В этом настойчивом повторении глагола τελειώνω («совершаться», «завершаться») в разных формах и значениях слышится желание автора Евангелия подчеркнуть исключительный характер смертного часа Иисуса: Его смерть является завершением на земле того плана, который был предначертан в божественном Провидении и явлен в том, что «Слово стало плотию» (Ин. 1:14). Предвечный Сын Божий исполнил Свою земную миссию: Он прославил Отца на земле, совершил дело, которое Отец поручил Ему исполнить (Ин. 17:4).
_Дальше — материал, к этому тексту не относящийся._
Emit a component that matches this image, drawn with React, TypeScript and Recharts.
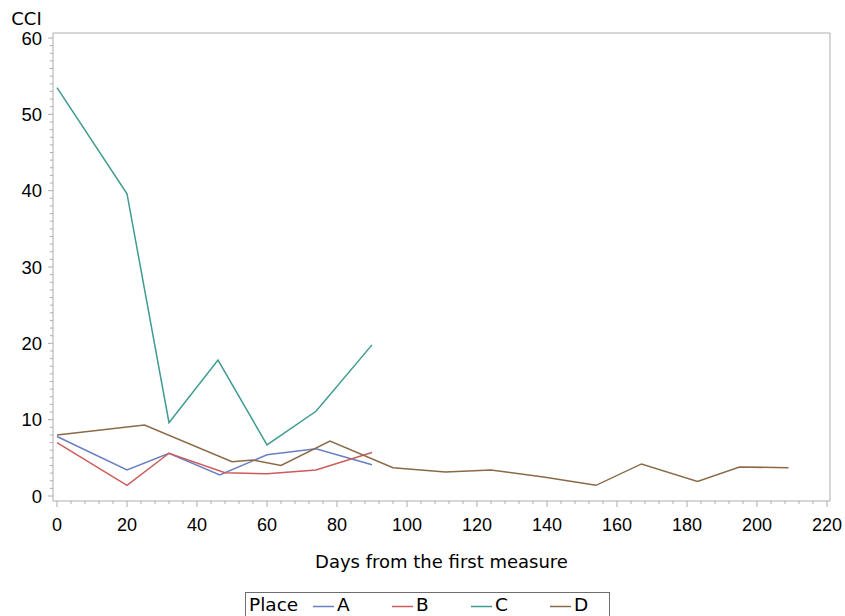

Следующим событием в исполнении предначертанного Богом плана будет Его воскресение из мертвых.

Хотя последние слова Иисуса на кресте, как они приведены в Евангелии от Иоанна, вписываются в общий богословский контекст этого Евангелия, мы никак не можем согласиться с исследователями, утверждающими, что Иоанн сам сочинил их, заменив ими последние слова Иисуса из других Евангелий. Так утверждает, в частности, крупный немецкий исследователь четвертого Евангелия Р. Шнакенбург: он считает несомненным фактом то, что Иоанн сформулировал их, чтобы заменить им синоптическое изречение о том, что Иисус был оставлен Богом. По мнению ученого, Лука тоже изменил слова, приводимые у Матфея и Марка («Боже Мой, Боже Мой! для чего Ты Меня оставил?») на более богословски корректные («Отче! в руки Твои предаю дух Мой»). Выстроить все приводимые Евангелистами изречения Иисуса, произнесенные с креста, в единую цепь невозможно, считает Шнакенбург[735].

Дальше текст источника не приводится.